Personagem da notícia

Da Corte à história

Aos 68 anos, a juíza Alicia Beatriz Pucheta de Correa é doutora em ciências jurídicas pela Faculdade de Direito e Ciências Sociais da Universidad Nacional de Asunción (UNA) e ex-ministra da Corte Suprema de Justiça. Em 30 de abril de 2018, ela apresentou a renúncia ao cargo para assumir a Vice-Presidência do Paraguai, ocupando o vácuo deixado pela saída de Juan Afara, do Partido Colorado. Antes de se tornar juíza, Alicia foi datilógrafa, procuradora, advogada e promotora. Na carreira como docente, especializou-se no direito de crianças e adolescentes.
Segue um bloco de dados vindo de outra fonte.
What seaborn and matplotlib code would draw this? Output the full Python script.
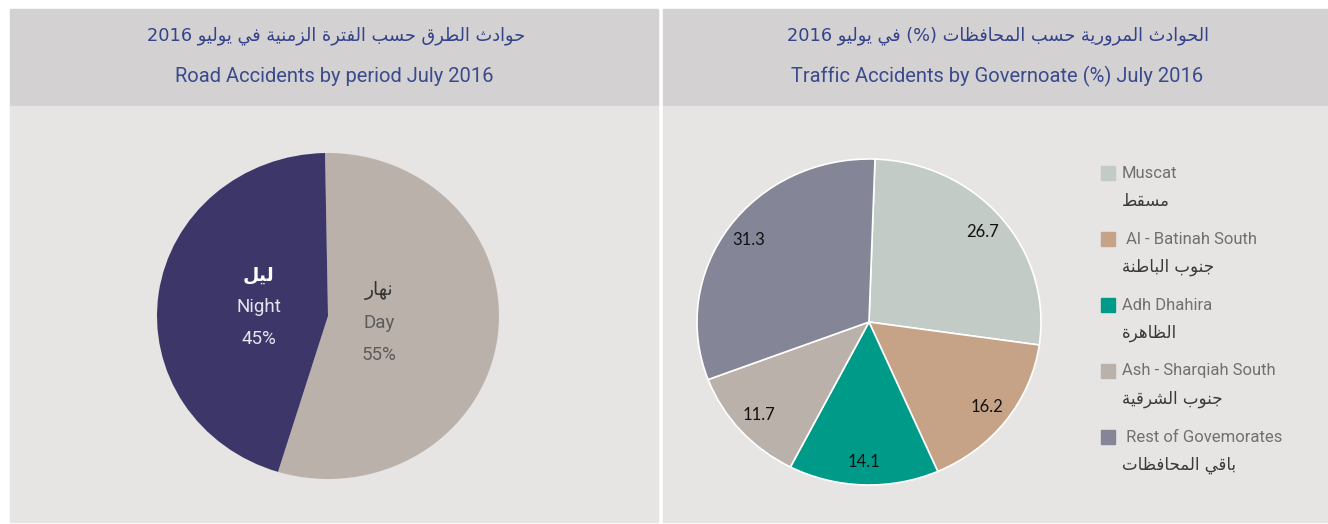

Foi a primeira mulher a exercer  o cargo de membro titular do Conselho Diretivo da Faculdade de Direito e Ciências Sociais da UNA. É conhecida por ser leal a Cartes.

Tensão política

“O Paraguai enfrenta uma tensão política, uma disputa de poder entre o presidente eleito, Mario Abdo Benítez, e Horacio Cartes. Uma parte da bancada de Mario Abdo rejeita a renúncia. Cartes necessita de quorum de 23 senadores e de 41 deputados, na votação de amanhã. Se houver quorum, sua renúncia será praticamente aceita. Se a recusarem, ele terá de permanecer no poder até 15 de agosto, e, depois, tentar ser empossado senador.”